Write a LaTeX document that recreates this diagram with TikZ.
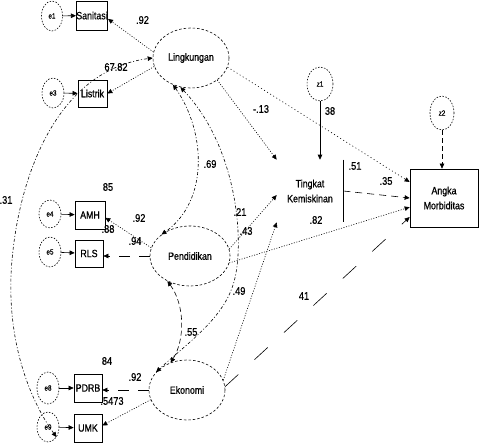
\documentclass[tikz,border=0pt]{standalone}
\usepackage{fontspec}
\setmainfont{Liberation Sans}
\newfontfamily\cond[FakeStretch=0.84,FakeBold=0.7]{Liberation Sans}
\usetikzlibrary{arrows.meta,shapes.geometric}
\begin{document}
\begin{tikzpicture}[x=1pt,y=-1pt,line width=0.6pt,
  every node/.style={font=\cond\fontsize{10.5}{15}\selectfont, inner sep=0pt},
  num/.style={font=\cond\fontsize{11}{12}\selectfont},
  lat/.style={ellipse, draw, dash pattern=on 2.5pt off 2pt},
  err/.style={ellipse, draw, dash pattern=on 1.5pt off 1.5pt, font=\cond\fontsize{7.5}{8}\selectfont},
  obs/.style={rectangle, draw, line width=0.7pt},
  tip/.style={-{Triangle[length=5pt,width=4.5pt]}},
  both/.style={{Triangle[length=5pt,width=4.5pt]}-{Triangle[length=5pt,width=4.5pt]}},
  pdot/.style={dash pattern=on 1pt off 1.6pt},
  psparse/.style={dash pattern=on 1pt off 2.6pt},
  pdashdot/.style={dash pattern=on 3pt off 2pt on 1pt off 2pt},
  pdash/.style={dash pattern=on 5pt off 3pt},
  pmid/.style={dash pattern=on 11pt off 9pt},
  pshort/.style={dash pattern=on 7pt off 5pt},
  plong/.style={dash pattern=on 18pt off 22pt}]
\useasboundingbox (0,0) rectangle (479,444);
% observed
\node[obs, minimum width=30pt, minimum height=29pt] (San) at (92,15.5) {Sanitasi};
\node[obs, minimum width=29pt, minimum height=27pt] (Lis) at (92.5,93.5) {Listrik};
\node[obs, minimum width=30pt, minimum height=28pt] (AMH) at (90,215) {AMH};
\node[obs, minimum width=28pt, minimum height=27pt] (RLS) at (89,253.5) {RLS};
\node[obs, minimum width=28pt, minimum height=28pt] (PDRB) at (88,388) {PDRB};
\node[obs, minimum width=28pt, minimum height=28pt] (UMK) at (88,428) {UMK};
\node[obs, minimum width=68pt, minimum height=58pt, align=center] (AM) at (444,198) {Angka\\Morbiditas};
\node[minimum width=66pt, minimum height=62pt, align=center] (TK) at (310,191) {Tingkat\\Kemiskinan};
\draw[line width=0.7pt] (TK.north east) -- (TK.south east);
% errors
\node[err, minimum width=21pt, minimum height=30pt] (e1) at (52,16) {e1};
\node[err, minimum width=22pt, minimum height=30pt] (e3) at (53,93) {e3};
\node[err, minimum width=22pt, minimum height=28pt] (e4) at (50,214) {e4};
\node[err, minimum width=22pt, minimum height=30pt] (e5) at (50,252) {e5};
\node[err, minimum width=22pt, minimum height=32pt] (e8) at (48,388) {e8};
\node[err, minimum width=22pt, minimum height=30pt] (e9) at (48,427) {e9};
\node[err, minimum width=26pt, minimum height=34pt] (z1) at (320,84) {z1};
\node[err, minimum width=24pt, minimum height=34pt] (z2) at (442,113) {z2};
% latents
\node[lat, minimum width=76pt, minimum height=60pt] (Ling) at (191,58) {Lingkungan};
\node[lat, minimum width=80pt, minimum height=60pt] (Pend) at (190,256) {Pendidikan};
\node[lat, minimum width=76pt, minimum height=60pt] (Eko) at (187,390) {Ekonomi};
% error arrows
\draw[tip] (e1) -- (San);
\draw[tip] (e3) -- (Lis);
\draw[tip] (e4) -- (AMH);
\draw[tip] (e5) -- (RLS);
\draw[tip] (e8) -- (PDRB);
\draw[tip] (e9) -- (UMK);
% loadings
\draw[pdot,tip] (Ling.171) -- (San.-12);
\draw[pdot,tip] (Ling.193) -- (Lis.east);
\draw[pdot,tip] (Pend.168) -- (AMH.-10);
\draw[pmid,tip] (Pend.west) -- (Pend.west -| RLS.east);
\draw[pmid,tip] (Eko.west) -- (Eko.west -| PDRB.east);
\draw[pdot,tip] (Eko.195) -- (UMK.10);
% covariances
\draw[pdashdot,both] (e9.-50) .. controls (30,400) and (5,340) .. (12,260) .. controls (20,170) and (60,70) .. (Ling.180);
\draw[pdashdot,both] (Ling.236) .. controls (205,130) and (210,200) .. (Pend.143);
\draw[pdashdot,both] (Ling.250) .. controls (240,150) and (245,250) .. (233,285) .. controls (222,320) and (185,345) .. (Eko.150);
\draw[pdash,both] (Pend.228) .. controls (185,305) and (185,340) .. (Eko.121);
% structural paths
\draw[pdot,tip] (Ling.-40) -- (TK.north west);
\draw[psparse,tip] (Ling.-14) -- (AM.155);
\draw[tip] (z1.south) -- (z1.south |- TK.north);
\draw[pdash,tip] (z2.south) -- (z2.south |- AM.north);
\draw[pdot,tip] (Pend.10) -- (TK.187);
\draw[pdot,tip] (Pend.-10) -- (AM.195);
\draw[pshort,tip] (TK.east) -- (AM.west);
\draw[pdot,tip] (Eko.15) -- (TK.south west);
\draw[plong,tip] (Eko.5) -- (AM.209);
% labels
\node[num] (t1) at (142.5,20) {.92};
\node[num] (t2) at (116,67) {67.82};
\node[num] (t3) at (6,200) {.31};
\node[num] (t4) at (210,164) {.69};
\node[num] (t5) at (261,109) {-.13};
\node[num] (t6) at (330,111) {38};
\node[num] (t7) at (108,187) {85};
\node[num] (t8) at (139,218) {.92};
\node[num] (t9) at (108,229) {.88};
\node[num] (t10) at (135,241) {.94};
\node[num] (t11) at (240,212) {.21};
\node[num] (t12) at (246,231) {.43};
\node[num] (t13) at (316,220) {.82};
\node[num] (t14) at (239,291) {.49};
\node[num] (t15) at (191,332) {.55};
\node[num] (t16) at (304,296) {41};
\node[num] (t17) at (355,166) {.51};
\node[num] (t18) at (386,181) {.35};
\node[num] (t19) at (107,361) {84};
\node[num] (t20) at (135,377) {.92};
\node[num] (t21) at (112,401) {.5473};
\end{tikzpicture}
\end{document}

· · ·

Exclude the images, then output the data above word for word.

Write a LaTeX document that recreates this diagram with TikZ.
\documentclass[tikz,border=0pt]{standalone}
\usepackage{fontspec}
\setmainfont{Liberation Sans}
\newfontfamily\cond[FakeStretch=0.84,FakeBold=0.7]{Liberation Sans}
\usetikzlibrary{arrows.meta,shapes.geometric}
\begin{document}
\begin{tikzpicture}[x=1pt,y=-1pt,line width=0.6pt,
  every node/.style={font=\cond\fontsize{10.5}{15}\selectfont, inner sep=0pt},
  num/.style={font=\cond\fontsize{11}{12}\selectfont},
  lat/.style={ellipse, draw, dash pattern=on 2.5pt off 2pt},
  err/.style={ellipse, draw, dash pattern=on 1.5pt off 1.5pt, font=\cond\fontsize{7.5}{8}\selectfont},
  obs/.style={rectangle, draw, line width=0.7pt},
  tip/.style={-{Triangle[length=5pt,width=4.5pt]}},
  both/.style={{Triangle[length=5pt,width=4.5pt]}-{Triangle[length=5pt,width=4.5pt]}},
  pdot/.style={dash pattern=on 1pt off 1.6pt},
  psparse/.style={dash pattern=on 1pt off 2.6pt},
  pdashdot/.style={dash pattern=on 3pt off 2pt on 1pt off 2pt},
  pdash/.style={dash pattern=on 5pt off 3pt},
  pmid/.style={dash pattern=on 11pt off 9pt},
  pshort/.style={dash pattern=on 7pt off 5pt},
  plong/.style={dash pattern=on 18pt off 22pt}]
\useasboundingbox (0,0) rectangle (479,444);
% observed
\node[obs, minimum width=30pt, minimum height=29pt] (San) at (92,15.5) {Sanitasi};
\node[obs, minimum width=29pt, minimum height=27pt] (Lis) at (92.5,93.5) {Listrik};
\node[obs, minimum width=30pt, minimum height=28pt] (AMH) at (90,215) {AMH};
\node[obs, minimum width=28pt, minimum height=27pt] (RLS) at (89,253.5) {RLS};
\node[obs, minimum width=28pt, minimum height=28pt] (PDRB) at (88,388) {PDRB};
\node[obs, minimum width=28pt, minimum height=28pt] (UMK) at (88,428) {UMK};
\node[obs, minimum width=68pt, minimum height=58pt, align=center] (AM) at (444,198) {Angka\\Morbiditas};
\node[minimum width=66pt, minimum height=62pt, align=center] (TK) at (310,191) {Tingkat\\Kemiskinan};
\draw[line width=0.7pt] (TK.north east) -- (TK.south east);
% errors
\node[err, minimum width=21pt, minimum height=30pt] (e1) at (52,16) {e1};
\node[err, minimum width=22pt, minimum height=30pt] (e3) at (53,93) {e3};
\node[err, minimum width=22pt, minimum height=28pt] (e4) at (50,214) {e4};
\node[err, minimum width=22pt, minimum height=30pt] (e5) at (50,252) {e5};
\node[err, minimum width=22pt, minimum height=32pt] (e8) at (48,388) {e8};
\node[err, minimum width=22pt, minimum height=30pt] (e9) at (48,427) {e9};
\node[err, minimum width=26pt, minimum height=34pt] (z1) at (320,84) {z1};
\node[err, minimum width=24pt, minimum height=34pt] (z2) at (442,113) {z2};
% latents
\node[lat, minimum width=76pt, minimum height=60pt] (Ling) at (191,58) {Lingkungan};
\node[lat, minimum width=80pt, minimum height=60pt] (Pend) at (190,256) {Pendidikan};
\node[lat, minimum width=76pt, minimum height=60pt] (Eko) at (187,390) {Ekonomi};
% error arrows
\draw[tip] (e1) -- (San);
\draw[tip] (e3) -- (Lis);
\draw[tip] (e4) -- (AMH);
\draw[tip] (e5) -- (RLS);
\draw[tip] (e8) -- (PDRB);
\draw[tip] (e9) -- (UMK);
% loadings
\draw[pdot,tip] (Ling.171) -- (San.-12);
\draw[pdot,tip] (Ling.193) -- (Lis.east);
\draw[pdot,tip] (Pend.168) -- (AMH.-10);
\draw[pmid,tip] (Pend.west) -- (Pend.west -| RLS.east);
\draw[pmid,tip] (Eko.west) -- (Eko.west -| PDRB.east);
\draw[pdot,tip] (Eko.195) -- (UMK.10);
% covariances
\draw[pdashdot,both] (e9.-50) .. controls (30,400) and (5,340) .. (12,260) .. controls (20,170) and (60,70) .. (Ling.180);
\draw[pdashdot,both] (Ling.236) .. controls (205,130) and (210,200) .. (Pend.143);
\draw[pdashdot,both] (Ling.250) .. controls (240,150) and (245,250) .. (233,285) .. controls (222,320) and (185,345) .. (Eko.150);
\draw[pdash,both] (Pend.228) .. controls (185,305) and (185,340) .. (Eko.121);
% structural paths
\draw[pdot,tip] (Ling.-40) -- (TK.north west);
\draw[psparse,tip] (Ling.-14) -- (AM.155);
\draw[tip] (z1.south) -- (z1.south |- TK.north);
\draw[pdash,tip] (z2.south) -- (z2.south |- AM.north);
\draw[pdot,tip] (Pend.10) -- (TK.187);
\draw[pdot,tip] (Pend.-10) -- (AM.195);
\draw[pshort,tip] (TK.east) -- (AM.west);
\draw[pdot,tip] (Eko.15) -- (TK.south west);
\draw[plong,tip] (Eko.5) -- (AM.209);
% labels
\node[num] (t1) at (142.5,20) {.92};
\node[num] (t2) at (116,67) {67.82};
\node[num] (t3) at (6,200) {.31};
\node[num] (t4) at (210,164) {.69};
\node[num] (t5) at (261,109) {-.13};
\node[num] (t6) at (330,111) {38};
\node[num] (t7) at (108,187) {85};
\node[num] (t8) at (139,218) {.92};
\node[num] (t9) at (108,229) {.88};
\node[num] (t10) at (135,241) {.94};
\node[num] (t11) at (240,212) {.21};
\node[num] (t12) at (246,231) {.43};
\node[num] (t13) at (316,220) {.82};
\node[num] (t14) at (239,291) {.49};
\node[num] (t15) at (191,332) {.55};
\node[num] (t16) at (304,296) {41};
\node[num] (t17) at (355,166) {.51};
\node[num] (t18) at (386,181) {.35};
\node[num] (t19) at (107,361) {84};
\node[num] (t20) at (135,377) {.92};
\node[num] (t21) at (112,401) {.5473};
\end{tikzpicture}
\end{document}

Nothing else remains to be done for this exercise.